Warshaw commissioned Stanford economist Ryan Cummings to run a 19-year backtest—using DiNapoli’s own stated benchmarks for each asset class, to make the comparison as conservative as possible. The conclusion: The fund underperformed its own benchmarks by 39%, and paid $11.3 billion in fees to generate that underperformance. Because New York law requires the pension to be fully funded every year regardless of investment returns, the gap was made up through property taxes and income taxes. The total cost to New York taxpayers, by Warshaw’s estimate, was $59.1 billion.

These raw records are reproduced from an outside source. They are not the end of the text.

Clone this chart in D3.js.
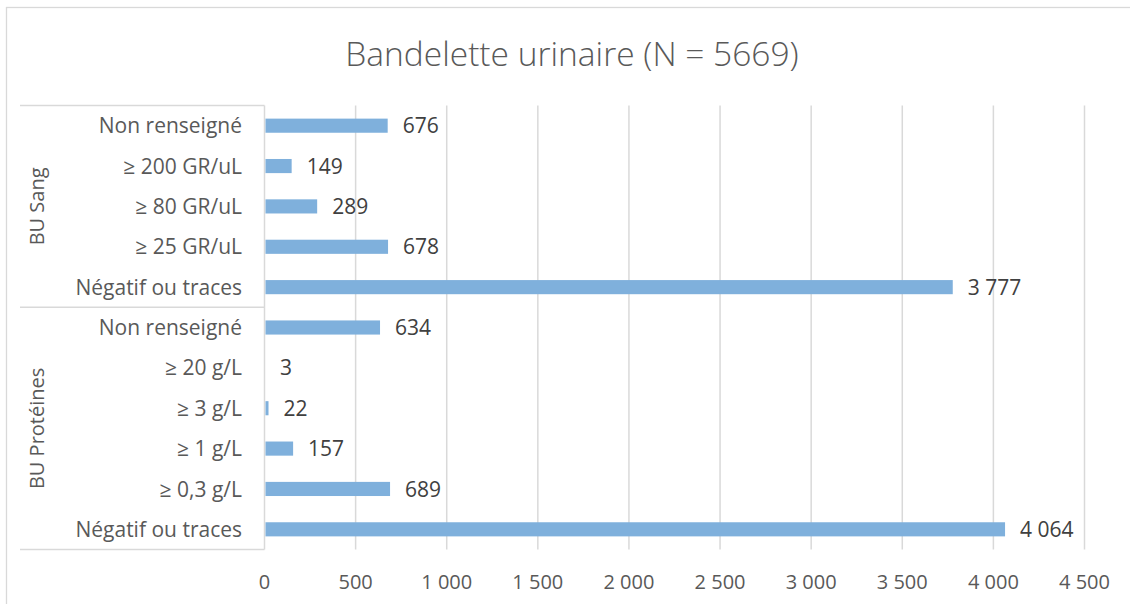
<!DOCTYPE html>
<html>
<head>
<meta charset="utf-8">
<script src="https://cdn.jsdelivr.net/npm/d3@7"></script>
<style>
  body { margin: 0; background: #fff; }
  text { font-family: "Open Sans", sans-serif; }
</style>
</head>
<body>
<svg id="chart" width="1130" height="604"></svg>
<script>
// data, top to bottom
var groups = ["BU Sang", "BU Protéines"];
var sangLabels = ["Non renseigné", "≥ 200 GR/uL", "≥ 80 GR/uL", "≥ 25 GR/uL", "Négatif ou traces"];
var sangValues = [676, 149, 289, 678, 3777];
var protLabels = ["Non renseigné", "≥ 20 g/L", "≥ 3 g/L", "≥ 1 g/L", "≥ 0,3 g/L", "Négatif ou traces"];
var protValues = [634, 3, 22, 157, 689, 4064];
var xTicks = [0, 500, 1000, 1500, 2000, 2500, 3000, 3500, 4000, 4500];

var rows = [];
sangLabels.forEach((l, i) => rows.push({ group: groups[0], label: l, value: sangValues[i], id: "s" + i }));
protLabels.forEach((l, i) => rows.push({ group: groups[1], label: l, value: protValues[i], id: "p" + i }));

var svg = d3.select("#chart");
var fr = d3.formatLocale({ decimal: ",", thousands: "\u00a0", grouping: [3], currency: ["", " €"] });
var fmt = fr.format(",d");

var plotLeft = 264.5, plotRight = 1084.5, plotTop = 105.5, plotBottom = 549.5;
var lineCol = "#d9d9d9";

// chart border
svg.append("rect")
    .attr("x", 6.5).attr("y", 7.5)
    .attr("width", 1140).attr("height", 620)
    .attr("fill", "#fff")
    .attr("stroke", lineCol)
    .attr("stroke-width", 1.3);

svg.append("text")
    .attr("x", 572).attr("y", 66)
    .attr("text-anchor", "middle")
    .attr("font-size", 33.5)
    .attr("font-weight", 300)
    .attr("fill", "#595959")
    .text("Bandelette urinaire (N = 5669)");

var x = d3.scaleLinear().domain([0, 4500]).range([plotLeft, plotRight]);
var y = d3.scaleBand().domain(rows.map(d => d.id)).range([plotTop, plotBottom]).paddingInner(0.65).paddingOuter(0.325);

// gridlines
svg.append("g").selectAll("line")
    .data(xTicks.slice(1))
    .enter().append("line")
    .attr("x1", d => x(d)).attr("x2", d => x(d))
    .attr("y1", plotTop).attr("y2", plotBottom)
    .attr("stroke", lineCol)
    .attr("stroke-width", 1.5);

// tick labels
svg.append("g").selectAll("text")
    .data(xTicks)
    .enter().append("text")
    .attr("x", d => x(d))
    .attr("y", 589)
    .attr("text-anchor", "middle")
    .attr("font-size", 20)
    .attr("fill", "#595959")
    .text(d => fmt(d));

// category box
var step = (plotBottom - plotTop) / rows.length;
var sepY = plotTop + sangLabels.length * step;
[plotTop, sepY, plotBottom].forEach(yy => {
    svg.append("line")
        .attr("x1", 20).attr("x2", plotLeft)
        .attr("y1", yy).attr("y2", yy)
        .attr("stroke", lineCol).attr("stroke-width", 1.5);
});
svg.append("line")
    .attr("x1", plotLeft).attr("x2", plotLeft)
    .attr("y1", plotTop).attr("y2", plotBottom)
    .attr("stroke", lineCol).attr("stroke-width", 1.5);

// bars
svg.append("g").selectAll("rect")
    .data(rows)
    .enter().append("rect")
    .attr("x", x(0) + 1)
    .attr("y", d => y(d.id))
    .attr("width", d => Math.max(0, x(d.value) - x(0) - 1))
    .attr("height", y.bandwidth())
    .attr("fill", "#7fb0dc");

// value labels
svg.append("g").selectAll("text")
    .data(rows)
    .enter().append("text")
    .attr("x", d => x(d.value) + 15)
    .attr("y", d => y(d.id) + y.bandwidth() / 2)
    .attr("dy", "0.36em")
    .attr("font-size", 21)
    .attr("fill", "#404040")
    .text(d => fmt(d.value));

// category labels
svg.append("g").selectAll("text")
    .data(rows)
    .enter().append("text")
    .attr("x", 242)
    .attr("y", d => y(d.id) + y.bandwidth() / 2)
    .attr("dy", "0.36em")
    .attr("text-anchor", "end")
    .attr("font-size", 21)
    .attr("fill", "#595959")
    .text(d => d.label);

// group labels
var groupSpans = [[plotTop, sepY], [sepY, plotBottom]];
svg.append("g").selectAll("text")
    .data(groups)
    .enter().append("text")
    .attr("transform", (d, i) => "translate(37," + ((groupSpans[i][0] + groupSpans[i][1]) / 2) + ") rotate(-90)")
    .attr("dy", "0.36em")
    .attr("text-anchor", "middle")
    .attr("font-size", 20)
    .attr("fill", "#595959")
    .text(d => d);
</script>
</body>
</html>
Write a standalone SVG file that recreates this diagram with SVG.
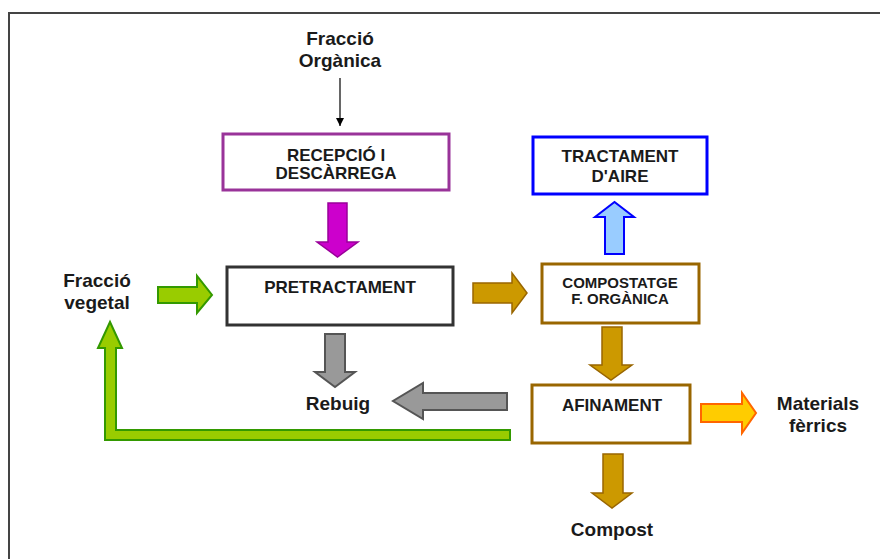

This study is not peer-reviewed, and a spokesperson for DiNapoli told Fortune that it’s a “phony number based on embarrassingly bad math.” In fact, the comptroller’s office argues, the fund’s investments returned 8.94% over the past decade, and two separate, independent reviews—by the Texas-based tax consultancy Weaver and by the New York State DFS—have given it high marks for performance, asset allocation, competitive fees, and ethical management.

DiNapoli’s office further referred Fortune to the comptroller’s opinion column published on Syracuse.com, in which he argued that Warshaw’s analysis was “built on basic errors in math and an alarming lack of understanding of how investing and diversification works.” Warshaw noted that this response extends only a decade back, not to DiNapoli’s full tenure.

Goyle implicitly agreed with Warshaw but dismissed his efforts as obvious. “You don’t need footnotes and a white paper to document the fact that we should not be giving non-transparent locked-up money to managers who don’t perform, period,” the 51-year-old told Fortune. Goyle said the “corrosive nature of fees” is well-known.

The fix that Warshaw urges, and Goyle agrees with, is to move the fund toward low-cost index investing, modeled on what is already in practice with Nevada’s state pension, which converted years ago and has quietly outperformed its actively managed peers ever since.

The DiNapoli paradox

DiNapoli often defends his tenure by noting the pension is one of the best-funded in the country. He’s right—and his challengers say that’s exactly the problem. In New York, full funding isn’t a sign of investment skill; it’s the law. When returns fall short, the state raises taxes to fill the gap.

“The pension fund is fully funded, but it’s the law,” Warshaw said, “and he [DiNapoli] brags and he says, ‘Oh, it’s one of the best-funded pension funds in the nation.’ And he’s right, it is. But he leaves out the part that it has to be.”

The sole trusteeship structure makes this accountability gap uniquely acute. Unlike California’s CalPERS or CalSTRS—which report to full boards—DiNapoli answers to no one. He is, as Warshaw puts it, both the fund manager and the board. “He reports to himself.” Only Connecticut shares this structure among the 50 states.

Fees, favors, and a pattern that rhymes with history

Goyle’s critique goes beyond investment returns into the question of how the office has been used—and who has benefited from it.

DiNapoli has received approximately $500,000 in contributions from law firms that subsequently received state contracts from his office. The arrangement drew scrutiny in a Times Union investigation, and to Goyle, the echo is unmistakable: Pay-to-play contracting is precisely the corruption that sent DiNapoli’s predecessor Alan Hevesi to prison and created the vacancy that DiNapoli was appointed to fill in the first place.

Warshaw was careful to distinguish his critique from the populist Wall Street attacks that defined an earlier era of New York politics. “Eliot Spitzer called Wall Street corrupt,” he said. “I’m calling them unnecessary. That’s a far more existential critique.” DiNapoli’s $12 billion in fees, by that logic, isn’t a scandal—it’s a mistake.